Your goal — Locate each line below that includes "chart" and reproduce it.

[Start Available data]

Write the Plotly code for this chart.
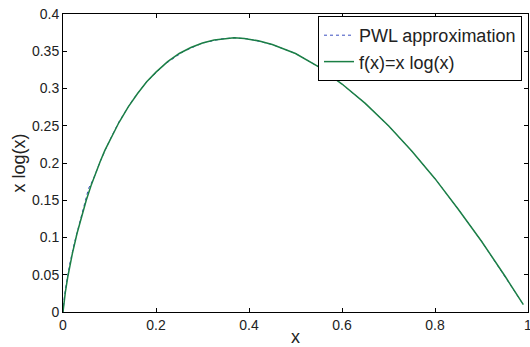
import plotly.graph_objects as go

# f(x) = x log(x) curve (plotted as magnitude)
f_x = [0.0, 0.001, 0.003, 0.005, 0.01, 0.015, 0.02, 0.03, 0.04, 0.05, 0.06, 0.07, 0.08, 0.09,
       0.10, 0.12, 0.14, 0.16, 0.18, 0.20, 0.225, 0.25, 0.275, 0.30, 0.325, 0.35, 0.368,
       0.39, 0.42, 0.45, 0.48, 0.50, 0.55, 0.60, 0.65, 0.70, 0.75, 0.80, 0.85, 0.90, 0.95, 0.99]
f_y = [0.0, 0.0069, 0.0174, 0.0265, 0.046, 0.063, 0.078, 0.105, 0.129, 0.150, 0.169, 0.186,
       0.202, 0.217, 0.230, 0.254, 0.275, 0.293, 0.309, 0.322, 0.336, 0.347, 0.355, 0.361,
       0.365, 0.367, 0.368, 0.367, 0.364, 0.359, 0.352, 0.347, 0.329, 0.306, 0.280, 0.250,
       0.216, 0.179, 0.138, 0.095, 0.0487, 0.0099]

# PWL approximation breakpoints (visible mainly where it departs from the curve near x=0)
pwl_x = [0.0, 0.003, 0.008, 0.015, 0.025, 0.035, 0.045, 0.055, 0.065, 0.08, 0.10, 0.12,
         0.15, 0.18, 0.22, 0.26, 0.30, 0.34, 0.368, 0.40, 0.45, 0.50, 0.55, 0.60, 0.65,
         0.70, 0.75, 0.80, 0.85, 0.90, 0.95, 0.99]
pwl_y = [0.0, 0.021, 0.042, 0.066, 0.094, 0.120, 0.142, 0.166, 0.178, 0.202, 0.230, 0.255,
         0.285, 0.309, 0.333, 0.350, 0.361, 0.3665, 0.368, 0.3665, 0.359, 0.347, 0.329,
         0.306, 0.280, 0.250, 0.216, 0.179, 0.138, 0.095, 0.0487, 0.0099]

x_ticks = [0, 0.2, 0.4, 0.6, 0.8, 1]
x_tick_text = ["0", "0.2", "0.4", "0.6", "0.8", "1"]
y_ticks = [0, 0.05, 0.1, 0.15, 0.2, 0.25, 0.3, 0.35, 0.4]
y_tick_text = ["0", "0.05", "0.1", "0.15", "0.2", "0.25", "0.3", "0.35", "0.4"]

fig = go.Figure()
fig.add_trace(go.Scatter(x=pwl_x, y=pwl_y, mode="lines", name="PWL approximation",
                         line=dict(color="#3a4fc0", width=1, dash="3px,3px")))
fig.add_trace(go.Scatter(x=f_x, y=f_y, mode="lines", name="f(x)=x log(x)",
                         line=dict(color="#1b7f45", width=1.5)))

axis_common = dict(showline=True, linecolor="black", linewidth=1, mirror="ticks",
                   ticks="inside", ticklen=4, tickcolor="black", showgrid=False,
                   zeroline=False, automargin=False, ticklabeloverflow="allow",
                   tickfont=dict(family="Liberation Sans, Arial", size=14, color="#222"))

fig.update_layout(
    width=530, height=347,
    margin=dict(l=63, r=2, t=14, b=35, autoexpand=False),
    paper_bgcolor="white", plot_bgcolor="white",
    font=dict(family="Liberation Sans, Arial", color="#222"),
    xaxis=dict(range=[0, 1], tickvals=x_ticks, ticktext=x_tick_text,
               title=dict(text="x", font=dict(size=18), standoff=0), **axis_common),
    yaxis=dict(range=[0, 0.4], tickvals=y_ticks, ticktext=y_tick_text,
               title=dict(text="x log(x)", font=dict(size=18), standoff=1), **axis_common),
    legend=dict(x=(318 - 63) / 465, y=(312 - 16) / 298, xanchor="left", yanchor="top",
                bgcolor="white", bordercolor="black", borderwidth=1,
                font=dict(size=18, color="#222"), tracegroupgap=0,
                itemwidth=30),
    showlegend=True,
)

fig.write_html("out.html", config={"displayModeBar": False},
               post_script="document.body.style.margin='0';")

[End Available data]

Written answer —
Write the Plotly code for this chart.

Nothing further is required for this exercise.